You can test this out for yourself through another analogy. Let’s assume that you live in a house with a group of other people. By assertion and agreement, and even through the domination of some residents over others, you come to regard the door leading to the outside world as a Forbidden Portal: anyone passing through it is considered to have ‘gone’, never to return. Such apparently final departures might be so upsetting to the house residents that they refuse to talk about it and minimise any references to it — or perhaps the ‘authorities’ within the house determine that such matters are taboo and restrict discussion. This enables all, they believe, to live their lives within the house with a minimum of emotional upheaval or distraction.
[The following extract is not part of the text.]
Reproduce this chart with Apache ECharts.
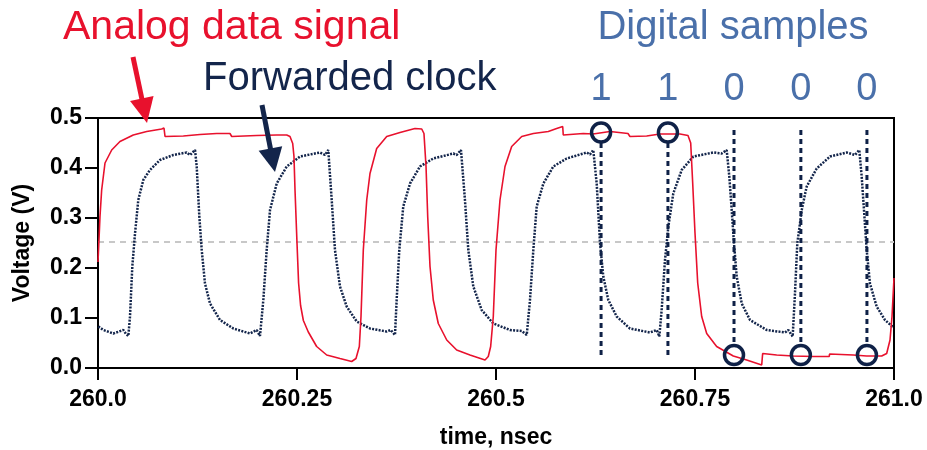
<!DOCTYPE html>
<html>
<head>
<meta charset="utf-8">
<script src="https://cdn.jsdelivr.net/npm/echarts@6/dist/echarts.min.js"></script>
<style>
html,body{margin:0;padding:0;background:#fff;}
#main{width:927px;height:450px;}
</style>
</head>
<body>
<div id="main"></div>
<script>
// ---- data ----
const analogT = [
260.0000,260.0016,260.0025,260.0046,260.0088,260.0172,260.0276,260.0443,260.0612,260.0800,
260.0829,260.0842,260.1072,260.1281,260.1491,260.1658,260.1680,260.1994,260.2245,260.2371,
260.2412,260.2446,260.2462,260.2475,260.2500,260.2520,260.2545,260.2580,260.2642,260.2747,
260.2873,260.3040,260.3187,260.3241,260.3283,260.3304,260.3333,260.3376,260.3417,260.3501,
260.3627,260.3794,260.3982,260.4067,260.4095,260.4121,260.4142,260.4171,260.4212,260.4275,
260.4381,260.4506,260.4673,260.4862,260.4903,260.4933,260.4966,260.5000,260.5050,260.5113,
260.5197,260.5323,260.5469,260.5657,260.5762,260.5838,260.5845,260.6097,260.6219,260.6432,
260.6658,260.6683,260.6893,260.7060,260.7312,260.7412,260.7446,260.7471,260.7500,260.7534,
260.7584,260.7647,260.7772,260.7981,260.8149,260.8338,260.8350,260.8526,260.8735,260.8986,
260.9187,260.9190,260.9488,260.9657,260.9845,260.9908,260.9950,260.9975,261.0000];
const analogV = [
0.212,0.270,0.303,0.356,0.410,0.436,0.453,0.466,0.473,0.478,
0.480,0.463,0.464,0.467,0.469,0.469,0.463,0.465,0.466,0.466,
0.463,0.449,0.423,0.356,0.250,0.170,0.125,0.095,0.072,0.043,
0.026,0.019,0.013,0.019,0.043,0.103,0.236,0.336,0.389,0.439,
0.463,0.471,0.479,0.478,0.469,0.403,0.303,0.203,0.136,0.089,
0.056,0.036,0.026,0.016,0.023,0.043,0.103,0.236,0.336,0.403,
0.443,0.463,0.469,0.473,0.479,0.483,0.466,0.469,0.468,0.473,
0.469,0.463,0.464,0.468,0.468,0.465,0.450,0.370,0.270,0.170,
0.103,0.069,0.043,0.024,0.016,0.006,0.029,0.026,0.024,0.023,
0.023,0.028,0.026,0.024,0.024,0.029,0.056,0.103,0.180];

const clockT = [
260.0004,260.0067,260.0192,260.0318,260.0352,260.0381,260.0402,260.0431,260.0465,260.0506,
260.0569,260.0653,260.0779,260.0946,260.1114,260.1156,260.1219,260.1240,260.1273,260.1303,
260.1344,260.1407,260.1533,260.1700,260.1910,260.1994,260.2035,260.2077,260.2119,260.2161,
260.2245,260.2371,260.2538,260.2789,260.2852,260.2893,260.2936,260.2977,260.3040,260.3124,
260.3250,260.3417,260.3627,260.3677,260.3731,260.3752,260.3785,260.3835,260.3920,260.4045,
260.4212,260.4464,260.4506,260.4560,260.4610,260.4652,260.4715,260.4820,260.4966,260.5176,
260.5323,260.5343,260.5386,260.5427,260.5469,260.5511,260.5595,260.5720,260.5888,260.6139,
260.6181,260.6222,260.6265,260.6307,260.6348,260.6411,260.6516,260.6683,260.6935,260.7019,
260.7052,260.7081,260.7123,260.7165,260.7227,260.7333,260.7479,260.7730,260.7835,260.7856,
260.7898,260.7931,260.7961,260.7990,260.8024,260.8087,260.8191,260.8401,260.8631,260.8672,
260.8727,260.8756,260.8785,260.8841,260.8903,260.9029,260.9196,260.9406,260.9510,260.9564,
260.9594,260.9623,260.9657,260.9698,260.9782,260.9887,260.9971,261.0000];
const clockV = [
0.083,0.076,0.069,0.076,0.068,0.064,0.103,0.203,0.269,0.336,
0.376,0.396,0.416,0.426,0.431,0.426,0.436,0.403,0.303,0.236,
0.169,0.129,0.096,0.079,0.069,0.076,0.064,0.136,0.236,0.316,
0.369,0.403,0.423,0.431,0.426,0.436,0.336,0.236,0.163,0.123,
0.093,0.079,0.073,0.076,0.066,0.136,0.236,0.323,0.369,0.403,
0.419,0.429,0.426,0.436,0.336,0.236,0.163,0.116,0.089,0.076,
0.074,0.077,0.066,0.136,0.236,0.323,0.369,0.403,0.419,0.431,
0.427,0.436,0.369,0.249,0.183,0.136,0.103,0.079,0.071,0.076,
0.063,0.116,0.216,0.283,0.349,0.396,0.423,0.431,0.429,0.426,
0.436,0.383,0.316,0.249,0.183,0.129,0.096,0.076,0.071,0.076,
0.063,0.149,0.249,0.316,0.363,0.399,0.423,0.431,0.426,0.436,
0.383,0.316,0.236,0.169,0.123,0.096,0.084,0.082];

const sampleT = [260.632, 260.716, 260.799, 260.883, 260.966];
const sampleV = [0.471, 0.471, 0.026, 0.026, 0.026];
const sampleBits = ['1', '1', '0', '0', '0'];
const sampleLineTop = 0.476;
const sampleLineBottom = 0.022;
const thresholdV = 0.252;

const xTickLabels = ['260.0', '260.25', '260.5', '260.75', '261.0'];
const yTickLabels = ['0.0', '0.1', '0.2', '0.3', '0.4', '0.5'];

// ---- styles ----
const RED = '#e8112d';
const NAVY = '#13254b';
const SAMPLE = '#0f2147';
const BLUE = '#4a70aa';
const FONT = '"Liberation Sans", Arial, Helvetica, sans-serif';

const zip = (a, b) => a.map((t, i) => [t, b[i]]);

const sampleLineSeries = sampleT.map((t, i) => {
  const circleGap = 0.021;
  const top = sampleBits[i] === '1' ? sampleV[i] - circleGap : sampleLineTop;
  const bot = sampleBits[i] === '1' ? sampleLineBottom : sampleV[i] + circleGap;
  return {
    type: 'line', silent: true, symbol: 'none', z: 4,
    data: [[t, top], [t, bot]],
    lineStyle: { color: SAMPLE, width: 3, type: [5, 4] }
  };
});

const chart = echarts.init(document.getElementById('main'), null, { renderer: 'canvas' });
const option = {
  animation: false,
  backgroundColor: '#ffffff',
  grid: {
    left: 98, right: 33, top: 118, bottom: 82, show: true,
    borderColor: '#000', borderWidth: 2, backgroundColor: 'transparent',
    containLabel: false, outerBoundsMode: 'none'
  },
  xAxis: {
    type: 'value', min: 260, max: 261, interval: 0.25,
    axisLine: { show: true, lineStyle: { color: '#000', width: 2 } },
    axisTick: { show: true, inside: false, length: 12, lineStyle: { color: '#000', width: 2 } },
    splitLine: { show: false },
    axisLabel: {
      margin: 20, color: '#000', fontWeight: 'bold', fontSize: 23, fontFamily: FONT,
      formatter: v => xTickLabels[Math.round((v - 260) / 0.25)]
    },
    name: 'time, nsec', nameLocation: 'middle', nameGap: 58,
    nameTextStyle: { color: '#000', fontWeight: 'bold', fontSize: 23, fontFamily: FONT }
  },
  yAxis: {
    type: 'value', min: 0, max: 0.5, interval: 0.1,
    axisLine: { show: true, lineStyle: { color: '#000', width: 2 } },
    axisTick: { show: true, inside: false, length: 13, lineStyle: { color: '#000', width: 2 } },
    splitLine: { show: false },
    axisLabel: {
      margin: 16, color: '#000', fontWeight: 'bold', fontSize: 23, fontFamily: FONT,
      formatter: v => yTickLabels[Math.round(v / 0.1)]
    },
    name: 'Voltage (V)', nameLocation: 'middle', nameGap: 64, nameRotate: 90,
    nameTextStyle: { color: '#000', fontWeight: 'bold', fontSize: 23, fontFamily: FONT }
  },
  series: [
    {
      type: 'line', silent: true, symbol: 'none', z: 1,
      data: [[260, thresholdV], [261, thresholdV]],
      lineStyle: { color: '#c8c8c8', width: 2, type: [6, 5] }
    },
    {
      type: 'line', silent: true, symbol: 'none', z: 2,
      data: zip(clockT, clockV),
      lineStyle: { color: NAVY, width: 2.5, type: [2, 1.3] }
    },
    {
      type: 'line', silent: true, symbol: 'none', z: 3,
      data: zip(analogT, analogV),
      lineStyle: { color: RED, width: 1.6 }
    },
    ...sampleLineSeries,
    {
      type: 'scatter', silent: true, z: 5,
      data: zip(sampleT, sampleV),
      symbol: 'circle', symbolSize: 19,
      itemStyle: { color: 'rgba(0,0,0,0)', borderColor: SAMPLE, borderWidth: 3.5, opacity: 1 }
    }
  ]
};
chart.setOption(option);

// ---- annotations ----
function arrow(x0, y0, x1, y1, color, headLen, headHalf, shaftW) {
  const dx = x1 - x0, dy = y1 - y0, L = Math.hypot(dx, dy);
  const ux = dx / L, uy = dy / L, nx = -uy, ny = ux;
  const bx = x1 - ux * headLen, by = y1 - uy * headLen;
  return [
    { type: 'line', shape: { x1: x0, y1: y0, x2: bx + ux * 2, y2: by + uy * 2 }, style: { stroke: color, lineWidth: shaftW }, z: 10 },
    { type: 'polygon', shape: { points: [[x1, y1], [bx + nx * headHalf, by + ny * headHalf], [bx - nx * headHalf, by - ny * headHalf]] }, style: { fill: color }, z: 10 }
  ];
}

const graphics = [
  { type: 'text', z: 10, style: { text: 'Analog data signal', x: 63, y: 28, font: '41px ' + FONT, fill: RED, textAlign: 'left', textVerticalAlign: 'middle' } },
  { type: 'text', z: 10, style: { text: 'Forwarded clock', x: 203, y: 79, font: '40px ' + FONT, fill: NAVY, textAlign: 'left', textVerticalAlign: 'middle' } },
  { type: 'text', z: 10, style: { text: 'Digital samples', x: 733, y: 28, font: '40px ' + FONT, fill: BLUE, textAlign: 'center', textVerticalAlign: 'middle' } },
  ...arrow(133, 57, 147, 123, RED, 25, 12, 5),
  ...arrow(262, 105, 275, 172, NAVY, 24, 12, 5)
];
sampleT.forEach((t, i) => {
  const p = chart.convertToPixel({ gridIndex: 0 }, [t, 0]);
  graphics.push({ type: 'text', z: 10, style: { text: sampleBits[i], x: p[0], y: 90, font: '38px ' + FONT, fill: BLUE, textAlign: 'center', textVerticalAlign: 'middle' } });
});
chart.setOption({ graphic: graphics });
</script>
</body>
</html>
Everything, in such a culture, is about life within the house.
But every resident in the end leaves through that door. Enormous efforts go into directing attention away from that fact and placing it instead on the bright and energetic life within the walls of the place, ephemeral though every resident deeply knows that life to be. Anyone caught looking out of the windows is vilified and ostracised; anyone wanting to discuss the whole matter of the Door is shouted down or laughed at or even punished. To any visitor to the house, though, this behaviour would be clearly neurotic or paranoid — especially when the visitor knows that just beyond the threshold of the place lie beautiful gardens and a wide open world waiting to be explored.
Such is your present situation. You live in a house in which the cultural consensus is that ‘the house is all; there is no “outside”’. Any perceptions you might have to the contrary are actively diminished and discouraged. You are like a blind man, who, whispering of your experiences of light to your neighbours, is ridiculed and cast out.
And so your real journey, your real education, is yet to begin.